Wednesday, December 24, 2008

This Week in Reading December 21 - 27

This week is Christmas week and we're in the middle of Hanukkah and Kwanza as well so few of us have time to read as we celebrate with families and friends. So the Glendale Public Library extends to all the greetings of season.

There are many authors born this week but few who saw success as early in their career as Stephenie Meyer whose Twilight seriies has captured the love and interest of millions of young readers. Another phenomenally successful author born this week is mystery and novel writer Mary Higgins Clark. Both were born on Christmas Eve. Also this week, Germany's Heinrich Boll won the Nobel prize for literature in 1972.

This Week's Question: What author born this week and known largely for writing style, said, "The best technique is none at all"?

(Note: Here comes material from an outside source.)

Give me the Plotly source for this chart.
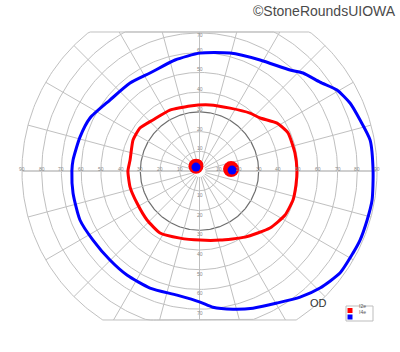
import numpy as np
import plotly.graph_objects as go

# ---- data (degrees of visual field, x = horizontal, y = vertical) ----
i2e_x = [49.4, 48.4, 44.9, 39.3, 30.7, 25.6, 15.5, 5.3, -4.8, -15.0, -23.6, -30.2, -33.7, -35.2, -36.3,
         -35.2, -31.7, -26.6, -20.0, -9.9, 0.3, 10.4, 23.1, 35.7, 43.4, 47.4, 48.9, 49.4]
i2e_y = [0.0, 9.1, 19.3, 24.3, 26.9, 29.4, 31.9, 33.5, 33.0, 30.9, 25.9, 21.8, 15.7, 5.6, 0.0,
         -8.1, -16.2, -24.8, -31.4, -34.0, -35.0, -35.0, -33.5, -28.9, -22.3, -14.7, -7.1, 0.0]

i4e_x = [88.0, 86.5, 81.4, 76.3, 69.7, 61.1, 52.5, 45.9, 30.7, 15.5, 0.3, -12.4, -25.1, -35.2, -45.4,
         -55.5, -60.6, -64.1, -64.7, -64.1, -60.6, -54.0, -45.4, -36.8, -25.1, -11.4, 0.3, 6.8, 17.0,
         27.1, 39.3, 51.0, 61.1, 71.2, 77.8, 81.4, 85.0, 87.5, 88.0]
i4e_y = [0.0, 15.7, 25.9, 34.5, 41.1, 45.1, 49.7, 51.2, 56.3, 59.8, 59.8, 56.3, 49.7, 44.6, 36.0,
         26.9, 17.2, 5.6, 0.0, -11.2, -24.8, -35.0, -45.1, -52.7, -59.3, -62.9, -66.4, -69.0, -70.0,
         -69.5, -66.9, -63.9, -59.3, -51.7, -41.6, -35.0, -24.8, -14.7, 0.0]

# scotoma spots: centre x, centre y
spot_red_x = [-1.8, -1.0, 16.0]
spot_red_y = [2.5, 3.2, 1.0]
spot_blue_x = [-1.8, 16.5]
spot_blue_y = [2.0, 0.5]

ring_radii = [10, 20, 30, 40, 50, 60, 70, 80, 90]
spoke_angles = list(range(0, 360, 15))
horiz_labels = [10, 20, 30, 40, 50, 60, 70, 80, 90]
vert_labels = [10, 20, 30, 40, 50, 60, 70]

legend_names = ["I2e", "I4e"]
legend_colors = ["#ff0000", "#0000ff"]

TOP, BOTTOM = 70.5, -75.5

fig = go.Figure()

# ---- grid ----
t = np.linspace(0, 2 * np.pi, 361)
for r in ring_radii:
    gx = r * np.cos(t)
    gy = np.clip(r * np.sin(t), BOTTOM, TOP)
    dark = (r == 30)
    fig.add_trace(go.Scatter(x=gx, y=gy, mode="lines",
                             line=dict(color="#6e6e6e" if dark else "#c0c0c0", width=1.2 if dark else 1),
                             hoverinfo="skip", showlegend=False))

for a in spoke_angles:
    th = np.deg2rad(a)
    s = np.sin(th)
    r_end = 90.0
    if s > 1e-9:
        r_end = min(90.0, TOP / s)
    elif s < -1e-9:
        r_end = min(90.0, BOTTOM / s)
    r0 = 3.0
    w = 2 if a in (0, 180) else 1
    col = "#cfcfcf" if a in (0, 180) else "#c0c0c0"
    fig.add_trace(go.Scatter(x=[r0 * np.cos(th), r_end * np.cos(th)],
                             y=[r0 * s, r_end * s], mode="lines",
                             line=dict(color=col, width=w), hoverinfo="skip", showlegend=False))

# ---- isopters ----
fig.add_trace(go.Scatter(x=i4e_x, y=i4e_y, mode="lines", name="I4e",
                         line=dict(color="#0000ff", width=3, shape="spline", smoothing=0.6),
                         showlegend=False))
fig.add_trace(go.Scatter(x=i2e_x, y=i2e_y, mode="lines", name="I2e",
                         line=dict(color="#ff0000", width=3, shape="spline", smoothing=0.5),
                         showlegend=False))

# ---- spots ----
fig.add_trace(go.Scatter(x=spot_red_x, y=spot_red_y, mode="markers", opacity=1,
                         marker=dict(color="#ff0000", size=[15, 11, 16], opacity=1, line=dict(width=0)),
                         showlegend=False))
fig.add_trace(go.Scatter(x=spot_blue_x, y=spot_blue_y, mode="markers", opacity=1,
                         marker=dict(color="#0000ff", size=[9, 9], opacity=1, line=dict(width=0)),
                         showlegend=False))

# ---- labels ----
ann = []
lab_font = dict(family="Liberation Sans", size=5, color="#8a8a8a")
for v in horiz_labels:
    for sgn in (-1, 1):
        ann.append(dict(x=sgn * v, y=0, xref="x", yref="y", text=str(v), showarrow=False,
                        font=lab_font, yshift=2.5))
for v in vert_labels:
    ann.append(dict(x=0, y=v, xref="x", yref="y", text=str(v), showarrow=False,
                    font=lab_font, yshift=3 if v < 70 else -2))
    ann.append(dict(x=0, y=-v, xref="x", yref="y", text=str(v), showarrow=False,
                    font=lab_font, yshift=-4))

W, H = 400, 352
L, R, T, B = 20, 21, 31, 31
pw, ph = W - L - R, H - T - B


def px(xp):
    return (xp - L) / pw


def py(yp):
    return (H - B - yp) / ph


ann.append(dict(x=px(398), y=py(1), xref="paper", yref="paper", xanchor="right", yanchor="top",
                text="©StoneRoundsUIOWA", showarrow=False,
                font=dict(family="Liberation Sans", size=14, color="#4a4a4a")))
ann.append(dict(x=px(329), y=py(311), xref="paper", yref="paper", text="OD", showarrow=False,
                font=dict(family="Liberation Sans", size=11, color="#333333")))

shapes = [dict(type="rect", xref="paper", yref="paper", x0=px(346), x1=px(373), y0=py(321), y1=py(306),
               line=dict(color="#bdbdbd", width=1), fillcolor="white")]
for i, (nm, c) in enumerate(zip(legend_names, legend_colors)):
    y_top = 308 + i * 6.5
    shapes.append(dict(type="rect", xref="paper", yref="paper", x0=px(347.5), x1=px(352.5),
                       y0=py(y_top + 5), y1=py(y_top), line=dict(width=0), fillcolor=c))
    ann.append(dict(x=px(357), y=py(y_top + 2.5), xref="paper", yref="paper", xanchor="left",
                    text=nm, showarrow=False, font=dict(family="Liberation Sans", size=5, color="#555")))

fig.update_layout(
    width=W, height=H, margin=dict(l=L, r=R, t=T, b=B),
    paper_bgcolor="white", plot_bgcolor="white",
    xaxis=dict(range=[-91, 91], visible=False, showgrid=False, zeroline=False),
    yaxis=dict(range=[-76, 71], visible=False, showgrid=False, zeroline=False),
    annotations=ann, shapes=shapes, showlegend=False,
)

fig.write_html("out.html")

Answer to Last Week's Questions: Playwright Maxwell Anderson:was a teacher before becoming famous. He was fired from his job for supporting a pacifist student in World War One. Saki, (H. H. Munro) was killed on the battlefield in that war. Also a pacifist years earlier going into the Civil War was poet John Greenleaf Whittier who was a Quaker but who is best known for a patriotic poem about battle.. In World War Two playwright Noel Coward, as unikely a combatant as Saki, worked as a spy for England, but did not like to talk about it later.

Later on, John Kennedy Toole was unable to find publishers for his novels. After he killed himself in despair his mother gathered his work, and submitted them to a local college writing professor, also known for his fiction, Walker Percy. Toole's Vietnam War era novel, Confederacy of Dunces, set in New Orleans, won him a posthmous Pulitzer Prize for 1981.